The authority of the Church is derived from the Scriptures so it only stands to reason that the true Church has a common testimony of the truth. The true Church lines up with the inscripturated true Church. So whatever the Church says, if it is lawful and in line with the Scriptures, is to be submitted to for all authority.

In Christ,

KC


----------



## C. Matthew McMahon (Mar 30, 2004)

I voted by looking at what others posted first and followed them. (Just kidding).

Your last option seemed to suit me best.


----------



## raderag (Mar 30, 2004)

[quote:1768fdbdf9][i:1768fdbdf9]Originally posted by webmaster[/i:1768fdbdf9]
I voted by looking at what others posted first and followed them. (Just kidding).
[/quote:1768fdbdf9]


----------



## Scott (Apr 2, 2004)

A complicated question. 

I would say that the state of the church today organizationally is analogous to Israel after its division. Israel was created to be one organizationally (although it had twelve tribes, there was still one federal organization much like the United States has one federal government and 50 state governments). All of Israel's laws were created in the context of this single organization. After the division, the Mosaic laws could not be applied as they were designed, because of the broken nature of the divided kingdom. For example, to worship God correctly at the temple would require traveling to a hostile foreign country you were sometimes at war with. Still, God treated both the Northern and Southern kingdoms as His people, even though there was supposed to be one bride, Israel. 

The church was created to be one organizationally. The division of the East and West in 1054 made a similar two-fold division. The Reformation resulted in thousands of divisions. 
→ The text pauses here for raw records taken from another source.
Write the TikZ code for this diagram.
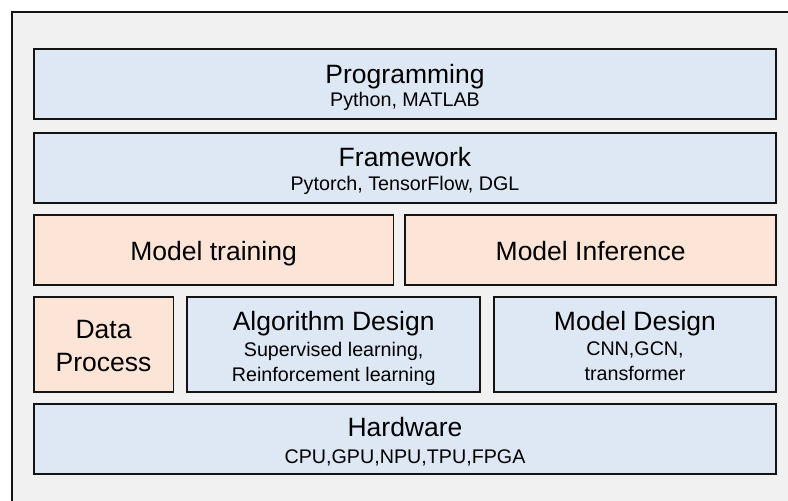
\documentclass[tikz,border=0pt]{standalone}
\usepackage{fontspec}
\setmainfont{Liberation Sans}
\definecolor{panelbg}{HTML}{F1F1F1}
\definecolor{layerblue}{HTML}{DEE8F5}
\definecolor{layerpeach}{HTML}{FCE4D6}
\definecolor{edge}{HTML}{141414}
\tikzset{
  layer/.style={draw=edge, line width=1.9pt},
  bluelayer/.style={layer, fill=layerblue},
  peachlayer/.style={layer, fill=layerpeach},
  ttl/.style={anchor=base, inner sep=0pt, font=\fontsize{26.5}{30}\selectfont},
  sub/.style={anchor=base, inner sep=0pt, font=\fontsize{19.7}{24}\selectfont},
}
\begin{document}
\begin{tikzpicture}[x=1pt,y=-1pt]
  \useasboundingbox (0,0) rectangle (788,501);
  \clip (0,0) rectangle (788,501);
  \fill[white] (0,0) rectangle (788,501);
  % outer panel, running off the right and bottom edges
  \draw[fill=panelbg, draw=edge, line width=1.9pt] (11.7,11.7) rectangle (820,530);

  % layer boxes
  \path[bluelayer]  (33.8,49.4)  rectangle (776.2,119.2);
  \node[inner sep=0pt] (prog) at (405,84) {};
  \path[bluelayer]  (33.8,132.8) rectangle (776.2,203.2);
  \node[inner sep=0pt] (fw) at (405,168) {};
  \path[peachlayer] (33.8,215) rectangle (393.5,284.7);
  \node[inner sep=0pt] (train) at (213.6,250) {};
  \path[peachlayer] (405.3,215) rectangle (776.2,284.7);
  \node[inner sep=0pt] (infer) at (590.7,250) {};
  \path[peachlayer] (33.8,297.3) rectangle (173.5,391.7);
  \node[inner sep=0pt] (data) at (103.6,344.5) {};
  \path[bluelayer]  (187.3,297.3) rectangle (480.1,391.7);
  \node[inner sep=0pt] (algo) at (333.7,344.5) {};
  \path[bluelayer]  (493.7,297.3) rectangle (776.2,391.7);
  \node[inner sep=0pt] (mdl) at (635,344.5) {};
  \path[bluelayer]  (33.8,403.7) rectangle (776.2,473.7);
  \node[inner sep=0pt] (hw) at (405,438.7) {};

  % texts (positioned on baselines)
  \node[ttl] (progT) at (405,83.3) {Programming};
  \node[sub] (progS) at (405,106.7) {Python, MATLAB};

  \node[ttl] (fwT) at (405,166.3) {Framework};
  \node[sub] (fwS) at (405,190) {Pytorch, TensorFlow, DGL};

  \node[ttl] (trainT) at (213.6,260.6) {Model training};
  \node[ttl] (inferT) at (590.7,260.6) {Model Inference};

  \node[ttl] (dataT1) at (103.6,338.7) {Data};
  \node[ttl] (dataT2) at (103.6,371) {Process};

  \node[ttl] (algoT) at (333.7,330) {Algorithm Design};
  \node[sub] (algoS1) at (333.7,356.7) {Supervised learning,};
  \node[sub] (algoS2) at (333.7,381) {Reinforcement learning};

  \node[ttl] (mdlT) at (635,330.5) {Model Design};
  \node[sub] (mdlS1) at (635,355) {CNN,GCN,};
  \node[sub] (mdlS2) at (635,380) {transformer};

  \node[ttl] (hwT) at (405,436.7) {Hardware};
  \node[sub] (hwS) at (405,463.3) {CPU,GPU,NPU,TPU,FPGA};
\end{tikzpicture}
\end{document}
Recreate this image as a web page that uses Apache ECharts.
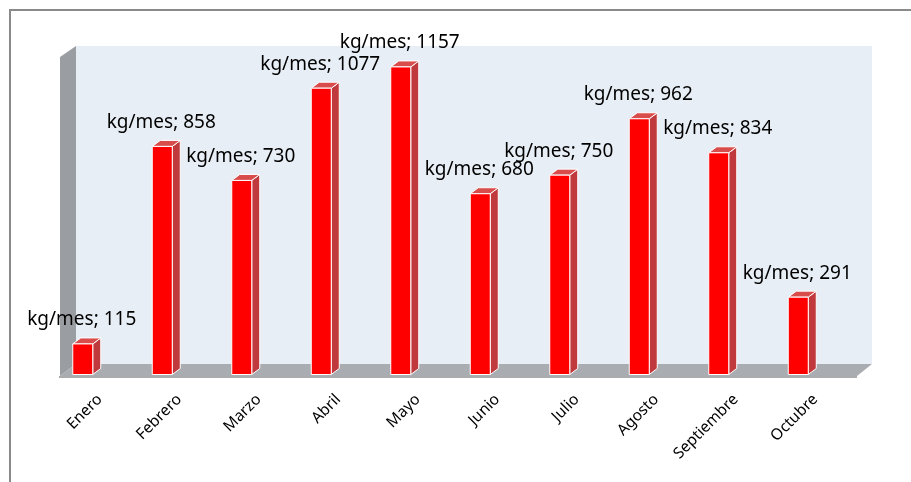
<!DOCTYPE html>
<html>
<head>
<meta charset="utf-8">
<title>kg/mes</title>
<script src="https://cdn.jsdelivr.net/npm/echarts@6/dist/echarts.min.js"></script>
<style>
  html, body { margin: 0; padding: 0; background: #fff; }
  #chart { width: 911px; height: 482px; }
</style>
</head>
<body>
<div id="chart"></div>
<script>
// datos
const meses = ['Enero', 'Febrero', 'Marzo', 'Abril', 'Mayo', 'Junio', 'Julio', 'Agosto', 'Septiembre', 'Octubre']
const kgMes = [115, 858, 730, 1077, 1157, 680, 750, 962, 834, 291]
const etiqueta = 'kg/mes; '

// colores de las caras de la barra
const frente = '#ff0000'
const lado = '#c0393c'
const tapa = '#d94c4c'

const myChart = echarts.init(document.getElementById('chart'))

// barra en 3D: frente, lado y tapa
const renderBarra = (params, api) => {
    const v = api.value(1)
    const top = api.coord([api.value(0), v])
    const base = api.coord([api.value(0), 0])
    const w = 20, dx = 8, dy = 6
    const x0 = top[0] - w / 2, x1 = top[0] + w / 2
    const yt = top[1], yb = base[1]
    const borde = { stroke: '#ffffff', lineWidth: 1 }
    return {
        type: 'group',
        children: [
            { type: 'polygon', shape: { points: [[x1, yt], [x1 + dx, yt - dy], [x1 + dx, yb - dy], [x1, yb]] },
              style: Object.assign({ fill: lado }, borde) },
            { type: 'polygon', shape: { points: [[x0, yt], [x0 + dx, yt - dy], [x1 + dx, yt - dy], [x1, yt]] },
              style: Object.assign({ fill: tapa }, borde) },
            { type: 'rect', shape: { x: x0, y: yt, width: w, height: yb - yt },
              style: Object.assign({ fill: frente }, borde) },
            { type: 'text', x: top[0] - 1, y: yt - 24,
              style: { text: etiqueta + v, textAlign: 'center', textVerticalAlign: 'middle',
                       fontFamily: 'Noto Sans', fontSize: 19, fill: '#000' } }
        ]
    }
}

const option = {
    animation: false,
    backgroundColor: '#ffffff',
    graphic: [
        // marco exterior
        { type: 'polyline', z: 0, shape: { points: [[10, 490], [10, 10], [920, 10]] },
          style: { stroke: '#8a8a8a', lineWidth: 2, fill: null } },
        // pared del fondo
        { type: 'polygon', z: 0, shape: { points: [[76, 46], [872, 46], [872, 364], [76, 364]] },
          style: { fill: '#e8eef5' } },
        // pared izquierda
        { type: 'polygon', z: 0, shape: { points: [[60, 57], [76, 46], [76, 364], [60, 376]] },
          style: { fill: '#9a9da1' } },
        // piso
        { type: 'polygon', z: 0, shape: { points: [[60, 376], [76, 364], [872, 364], [857, 376]] },
          style: { fill: '#a9acb0' } },
        { type: 'line', z: 0, shape: { x1: 59, y1: 377, x2: 857, y2: 377 },
          style: { stroke: '#8e8f92', lineWidth: 1.5 } }
    ],
    grid: [
        { left: 43, width: 795, top: 55.5, height: 319 },
        { left: 60, width: 795, top: 55, height: 321 }
    ],
    xAxis: [
        { type: 'category', gridIndex: 0, data: meses, show: false },
        { type: 'category', gridIndex: 1, data: meses,
          axisLine: { show: false }, axisTick: { show: false },
          axisLabel: { rotate: 45, margin: 21, fontFamily: 'Noto Sans', fontSize: 15.5, color: '#000', interval: 0 } }
    ],
    yAxis: [
        { type: 'value', gridIndex: 0, min: 0, max: 1200, show: false, splitLine: { show: false } },
        { type: 'value', gridIndex: 1, min: 0, max: 1200, show: false, splitLine: { show: false } }
    ],
    series: [
        {
            type: 'custom',
            xAxisIndex: 0,
            yAxisIndex: 0,
            renderItem: renderBarra,
            data: meses.map((m, i) => [i, kgMes[i]])
        }
    ]
}

myChart.setOption(option)
</script>
</body>
</html>
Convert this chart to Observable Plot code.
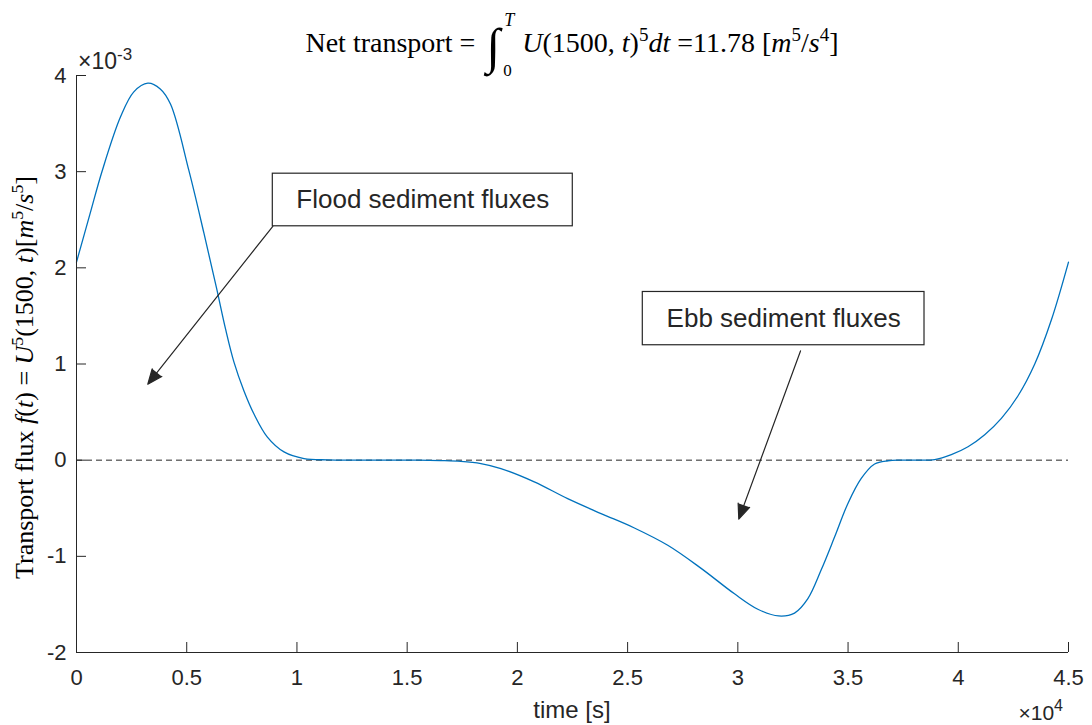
<!DOCTYPE html>
<html><head><meta charset="utf-8">
<script src="https://cdn.jsdelivr.net/npm/d3@7"></script>
<script src="https://cdn.jsdelivr.net/npm/@observablehq/plot@0.6"></script>
<style>body{margin:0;background:#fff} #chart svg{display:block} text{white-space:pre}</style>
</head><body><div id="chart"></div>
<script>
// time [s]
const timeS = [0, 600, 1167, 1998, 2600, 3238, 3800, 4268, 5100, 5781, 6343, 6766, 7143, 7597, 8051, 8660, 9413, 10322, 11384, 12500, 14000, 15500, 16500, 17436, 18345, 19253, 20766, 22280, 23794, 25307, 26821, 28335, 29848, 30907, 31850, 32572, 33177, 33783, 34388, 34994, 35599, 36204, 36810, 37415, 38200, 38929, 39685, 40442, 41199, 41955, 42712, 43469, 44225, 45000];
// transport flux f(t), in units of 1e-3 m^5/s^5
const fluxE3 = [2.06, 2.55, 3.01, 3.57, 3.83, 3.92, 3.86, 3.70, 3.01, 2.36, 1.80, 1.36, 1.02, 0.72, 0.48, 0.24, 0.086, 0.017, 0.003, 0.0, 0.0, 0.0, -0.004, -0.012, -0.035, -0.087, -0.225, -0.40, -0.555, -0.705, -0.885, -1.125, -1.39, -1.55, -1.62, -1.59, -1.44, -1.14, -0.80, -0.45, -0.19, -0.04, -0.006, 0.0, 0.0, 0.006, 0.058, 0.14, 0.265, 0.435, 0.67, 1.0, 1.46, 2.06];
const xTicks = [0, 5000, 10000, 15000, 20000, 25000, 30000, 35000, 40000, 45000];
const yTicks = [-2, -1, 0, 1, 2, 3, 4];
const zeroLine = [0];
// annotations
const annoText = ["Flood sediment fluxes", "Ebb sediment fluxes"];
const boxX1 = [8905, 25689];
const boxX2 = [22513, 38468];
const boxY1 = [2.432, 1.195];
const boxY2 = [2.979, 1.749];
const arrowX1 = [8905, 32843];
const arrowY1 = [2.432, 1.136];
const arrowX2 = [3234, 30044];
const arrowY2 = [0.790, -0.613];

const data = timeS.map((t, i) => ({t, f: fluxE3[i]}));
const annos = annoText.map((text, i) => ({text, bx1: boxX1[i], bx2: boxX2[i], by1: boxY1[i], by2: boxY2[i],
  ax1: arrowX1[i], ay1: arrowY1[i], ax2: arrowX2[i], ay2: arrowY2[i]}));

const W = 1092, H = 725, mL = 76, mR = 24, mT = 75, mB = 73;
const ink = "#262626";
const sans = "'Liberation Sans', Arial, Helvetica, sans-serif";
const serif = "'Liberation Serif', 'Times New Roman', serif";
const fw = W - mL - mR, fh = H - mT - mB;

const chart = Plot.plot({
  width: W, height: H, marginLeft: mL, marginRight: mR, marginTop: mT, marginBottom: mB,
  style: {fontFamily: sans, fontSize: "22px", color: ink, background: "#fff", overflow: "visible"},
  x: {domain: [0, 45000]},
  y: {domain: [-2, 4]},
  marks: [
    Plot.ruleY(zeroLine, {y: d => d, stroke: ink, strokeDasharray: "6,4", strokeWidth: 1}),
    Plot.line(data, {x: "t", y: "f", stroke: "#0072BD", strokeWidth: 1.3, curve: "catmull-rom"}),
    Plot.arrow(annos, {x1: "ax1", y1: "ay1", x2: "ax2", y2: "ay2", stroke: ink, fill: ink, strokeWidth: 1.2, headLength: 20, headAngle: 45}),
    Plot.rect(annos, {x1: "bx1", x2: "bx2", y1: "by1", y2: "by2", fill: "white", stroke: ink, strokeWidth: 1.2}),
    Plot.text(annos, {x: d => (d.bx1 + d.bx2) / 2, y: d => (d.by1 + d.by2) / 2, text: "text", fontSize: 26, fill: ink}),
    Plot.tickX(xTicks, {x: d => d, insetTop: fh - 10, stroke: ink}),
    Plot.tickY(yTicks, {y: d => d, insetRight: fw - 10, stroke: ink}),
    Plot.ruleY([-2], {stroke: ink}),
    Plot.ruleX([0], {stroke: ink}),
    Plot.axisX(xTicks, {tickSize: 0, tickPadding: 17, tickFormat: d => String(d / 1e4), label: null, fontSize: 22}),
    Plot.axisY(yTicks, {tickSize: 0, tickPadding: 10, tickFormat: d => String(d), label: null, fontSize: 22})
  ]
});
document.getElementById("chart").append(chart);

const svg = d3.select(chart);

function addRich(g, x, y, parts, size, family) {
  const t = g.append("text").attr("x", x).attr("y", y).attr("font-family", family || serif)
    .attr("font-size", size).attr("fill", "#000").attr("text-anchor", "start");
  let shift = 0;
  for (const p of parts) {
    const s = t.append("tspan").text(p.s);
    if (p.i) s.attr("font-style", "italic");
    const target = p.sup ? -size * 0.38 : 0;
    if (target !== shift) { s.attr("dy", target - shift); shift = target; }
    if (p.sup) s.attr("font-size", size * 0.68);
  }
  return t;
}
function plain(g, x, y, str, size, opts = {}) {
  const t = g.append("text").attr("x", x).attr("y", y).attr("font-family", opts.family || serif)
    .attr("font-size", size).attr("fill", opts.fill || "#000").attr("text-anchor", opts.anchor || "start").text(str);
  if (opts.italic) t.attr("font-style", "italic");
  return t;
}

// Title
const TS = 28;
const tg = svg.append("g");
const tA = addRich(tg, 0, 52, [{s: "Net transport = "}], TS);
const w1 = tA.node().getComputedTextLength();
plain(tg, w1 + 4, 63, "∫", 50);
plain(tg, w1 + 22, 26, "T", 18, {italic: true});
plain(tg, w1 + 21, 76, "0", 17);
const tB = addRich(tg, w1 + 40, 52, [
  {s: "U", i: 1}, {s: "(1500, "}, {s: "t", i: 1}, {s: ")"}, {s: "5", sup: 1}, {s: "dt", i: 1}, {s: " =11.78 ["},
  {s: "m", i: 1}, {s: "5", sup: 1}, {s: "/"}, {s: "s", i: 1}, {s: "4", sup: 1}, {s: "]"}
], TS);
const totalW = w1 + 40 + tB.node().getComputedTextLength();
tg.attr("transform", `translate(${mL + fw / 2 - totalW / 2},0)`);

// Y label
const yl = svg.append("g").attr("transform", `translate(33,${mT + fh / 2 + 14}) rotate(-90)`);
addRich(yl, 0, 0, [
  {s: "Transport flux "}, {s: "f", i: 1}, {s: "("}, {s: "t", i: 1}, {s: ") = "}, {s: "U", i: 1}, {s: "5", sup: 1},
  {s: "(1500, "}, {s: "t", i: 1}, {s: ")["}, {s: "m", i: 1}, {s: "5", sup: 1}, {s: "/"}, {s: "s", i: 1}, {s: "5", sup: 1}, {s: "]"}
], 26).attr("text-anchor", "middle");

// exponent labels
const e1 = svg.append("text").attr("x", mL + 2).attr("y", mT - 6).attr("font-family", sans).attr("font-size", 23)
  .attr("fill", ink).attr("text-anchor", "start");
e1.append("tspan").text("×10");
e1.append("tspan").attr("dy", -9).attr("font-size", 17).text("-3");
const e2 = svg.append("text").attr("x", W - mR - 5).attr("y", 720).attr("font-family", sans).attr("font-size", 21)
  .attr("fill", ink).attr("text-anchor", "end");
e2.append("tspan").text("×10");
e2.append("tspan").attr("dy", -9).attr("font-size", 16).text("4");

// X label
plain(svg, mL + fw / 2, 718, "time [s]", 24, {family: sans, fill: ink, anchor: "middle"});
</script>
</body></html>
I don't think there are any clear answers, although I agree that doctrinal orthodoxy is essential to any answer. 

Good resources are:

John Frame, Evangelical Reunion 
http://www.thirdmill.org/magpt_main.asp#frame 

John Nevin, Catholic Unity 
http://www.hornes.org/theologia/content/john_nevin/catholic_unity.htm 

Thomas M'Crie, On the Unity of the Church and Its Divisions 
http://www.swrb.com/newslett/actualnls/Unity_00.htm 


Scott


----------



## dswatts (Apr 2, 2004)

I too voted for the last option, only because there wasn't a choice for the priesthood of the believer! 

Grace,
Dwayne


----------